Namun, Sultan HB X, yang memegang
otoritas tertinggi di Keraton (Dawuh Dalem), telah menyiapkan
"infrastruktur" yang memungkinkan GKR Mangkubumi menjadi Raja dan
Gubernur. Putri kedua Sultan, GKR Condrokirono, diangkat sebagai Penghageng
Kawedanan Hageng Panitrapura.

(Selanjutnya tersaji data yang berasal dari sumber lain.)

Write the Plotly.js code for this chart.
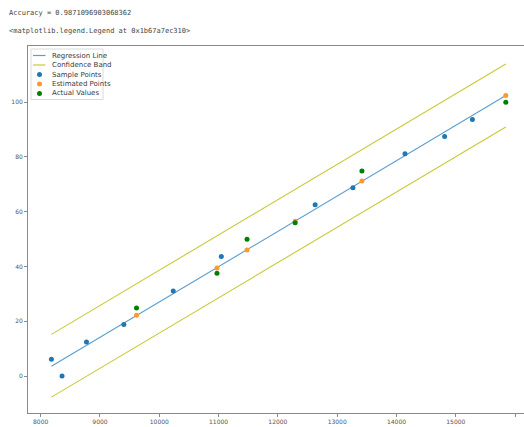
<!DOCTYPE html>
<html>
<head>
<meta charset="utf-8">
<script src="https://cdn.plot.ly/plotly-3.0.1.min.js"></script>
<style>html,body{margin:0;padding:0;background:#fff;}#chart{width:524px;height:427px;}</style>
</head>
<body>
<div id="chart"></div>
<script>
// ---- data ----
const sampleX = [8181, 8360, 8772, 9402, 10235, 11046, 12628, 13265, 14143, 14812, 15280];
const sampleY = [6.1, 0.0, 12.4, 18.8, 31.0, 43.6, 62.5, 68.7, 81.2, 87.5, 93.7];
const testX = [9616, 10973, 11480, 12291, 13417, 15843];
const estimatedY = [22.2, 39.4, 46.0, 56.5, 71.2, 102.4];
const actualY = [24.8, 37.5, 49.9, 56.0, 74.9, 100.0];
const lineX = [8181, 15843];
const regressionY = [3.6, 102.4];
const upperY = [15.2, 113.9];
const lowerY = [-7.7, 90.9];
const xTicks = [8000, 9000, 10000, 11000, 12000, 13000, 14000, 15000, 16000];
const yTicks = [0, 20, 40, 60, 80, 100];
const legendNames = ["Regression Line", "Confidence Band", "Sample Points", "Estimated Points", "Actual Values"];
const accuracyText = "Accuracy = 0.9871096903068362";
const reprText = "<matplotlib.legend.Legend at 0x1b67a7ec310>";

// ---- geometry ----
const W = 524, H = 427, ML = 28, MR = 0, MT = 46, MB = 14;
const pw = W - ML - MR, ph = H - MT - MB;
const px = x => (x - ML) / pw;
const py = y => (H - MB - y) / ph;

const cReg = "#5a9dd0", cBlue = "#1f77b4", cOrange = "#ff9a2a", cGreen = "#008000", cBand = "#c9c93a";

const traces = [
  {x: lineX, y: regressionY, mode: "lines", line: {color: cReg, width: 1.1}, name: legendNames[0]},
  {x: lineX, y: upperY, mode: "lines", line: {color: cBand, width: 1.1}, name: legendNames[1]},
  {x: lineX, y: lowerY, mode: "lines", line: {color: cBand, width: 1.1}, name: legendNames[1]},
  {x: sampleX, y: sampleY, mode: "markers", marker: {color: cBlue, size: 5}, name: legendNames[2]},
  {x: testX, y: estimatedY, mode: "markers", marker: {color: cOrange, size: 5}, name: legendNames[3]},
  {x: testX, y: actualY, mode: "markers", marker: {color: cGreen, size: 5}, name: legendNames[4]}
];

// ---- custom matplotlib-like legend ----
const shapes = [];
const annotations = [];
shapes.push({type: "rect", xref: "paper", yref: "paper", x0: px(31), x1: px(103), y0: py(99.5), y1: py(49),
  line: {color: "#dadada", width: 1}, fillcolor: "rgba(255,255,255,0.85)", layer: "above"});
const entryY = [55.5, 65, 74.5, 84, 93.5];
const entryStyle = [
  {kind: "line", color: cReg},
  {kind: "line", color: cBand},
  {kind: "dot", color: cBlue},
  {kind: "dot", color: cOrange},
  {kind: "dot", color: cGreen}
];
legendNames.forEach((name, i) => {
  const yy = entryY[i];
  const st = entryStyle[i];
  if (st.kind === "line") {
    shapes.push({type: "line", xref: "paper", yref: "paper", x0: px(33), x1: px(45.5), y0: py(yy), y1: py(yy),
      line: {color: st.color, width: 1.2}, layer: "above"});
  } else {
    shapes.push({type: "circle", xref: "paper", yref: "paper", x0: px(37), x1: px(42), y0: py(yy + 2.5), y1: py(yy - 2.5),
      line: {width: 0}, fillcolor: st.color, layer: "above"});
  }
  annotations.push({xref: "paper", yref: "paper", x: px(49.5), y: py(yy), xanchor: "left", yanchor: "middle",
    text: name, showarrow: false, font: {family: "DejaVu Sans", size: 7, color: "#3a3a3a"}});
});

// ---- notebook output text ----
annotations.push({xref: "paper", yref: "paper", x: px(6.5), y: py(12.7), xanchor: "left", yanchor: "middle",
  text: accuracyText, showarrow: false, font: {family: "DejaVu Sans Mono", size: 7, color: "#444"}});
annotations.push({xref: "paper", yref: "paper", x: px(6.5), y: py(30.5), xanchor: "left", yanchor: "middle",
  text: reprText.replace(/</g, "&lt;").replace(/>/g, "&gt;"), showarrow: false,
  font: {family: "DejaVu Sans Mono", size: 7, color: "#444"}});

const axisCommon = {
  showgrid: false, zeroline: false, showline: true, linecolor: "#8a8a8a", linewidth: 1,
  ticks: "outside", ticklen: 3, tickwidth: 1, tickcolor: "#8a8a8a",
  tickfont: {family: "DejaVu Sans", size: 6, color: "#555"}, tickmode: "array"
};

const layout = {
  width: W, height: H,
  margin: {l: ML, r: MR, t: MT, b: MB, pad: 0},
  paper_bgcolor: "#fff", plot_bgcolor: "#fff",
  showlegend: false,
  xaxis: Object.assign({}, axisCommon, {range: [7786, 16150], tickvals: xTicks, ticktext: xTicks.map(String), mirror: true}),
  yaxis: Object.assign({}, axisCommon, {range: [-13.5, 120.5], tickvals: yTicks, ticktext: yTicks.map(String)}),
  shapes: shapes,
  annotations: annotations
};

Plotly.newPlot("chart", traces, layout, {staticPlot: true, displayModeBar: false});
</script>
</body>
</html>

Posisi ini sangat strategis karena Penghageng
bertanggung jawab menandatangani surat pencalonan Gubernur DIY sesuai Pasal 19
ayat (3) huruf a UUK.
Untuk mengatasi hambatan hukum
formal, Sultan HB X mengajukan judicial review terhadap frasa
"istri" dalam Pasal 18 ayat (1) huruf m UUK DIY. Permohonan tersebut
dikabulkan oleh Mahkamah Konstitusi (MK) melalui Putusan Nomor
88/PUU-XIV/2016, yang menghapus frasa "istri". Putusan ini
secara hukum menegaskan bahwa jabatan Gubernur DIY boleh diraih oleh laki-laki
maupun perempuan.
Solusi Konstruktif dan
Perspektif Hukum Adat
Meskipun dinamika konflik
internal dan eksternal melemahkan rezim Sultan HB X, hasil penelitian
menunjukkan bahwa dualisme pengaturan ini dapat menjadi solusi konstruktif
dalam menyelesaikan polemik kepemimpinan perempuan di Yogyakarta.
- Adaptasi Kultural: Paugeran, sebagai
hukum adat yang hidup, memiliki fleksibilitas untuk berevolusi sesuai
perkembangan zaman. Perubahan Paugeran yang memungkinkan suksesi perempuan
tidak secara otomatis bertentangan dengan UUK DIY.
- Kerangka Formal: UUK DIY, sebagai lex
specialis, memberikan kerangka formal yang dapat diinterpretasikan
secara progresif untuk mengakomodasi perubahan Paugeran.
- Harmonisasi Konstitusional: Berdasarkan
Teori Siyasah Dusturiyah (hukum tata negara Islam), untuk mengatasi
dualisme ini, diperlukan harmonisasi antara hukum adat dan hukum negara
melalui revisi regulasi yang mengakomodasi prinsip keadilan, kompetensi,
dan partisipasi musyawarah (syura). Pendekatan ini dapat menjadi
landasan normatif kuat untuk mewujudkan tata kelola kepemimpinan yang adil
dan berkelanjutan.
Dengan demikian, peluang kepemimpinan perempuan di Yogyakarta bukan lagi hanya wacana politik, tetapi didukung oleh langkah-langkah transformatif Sultan HB X dalam Paugeran dan pengakuan formal dari hukum negara melalui Putusan MK.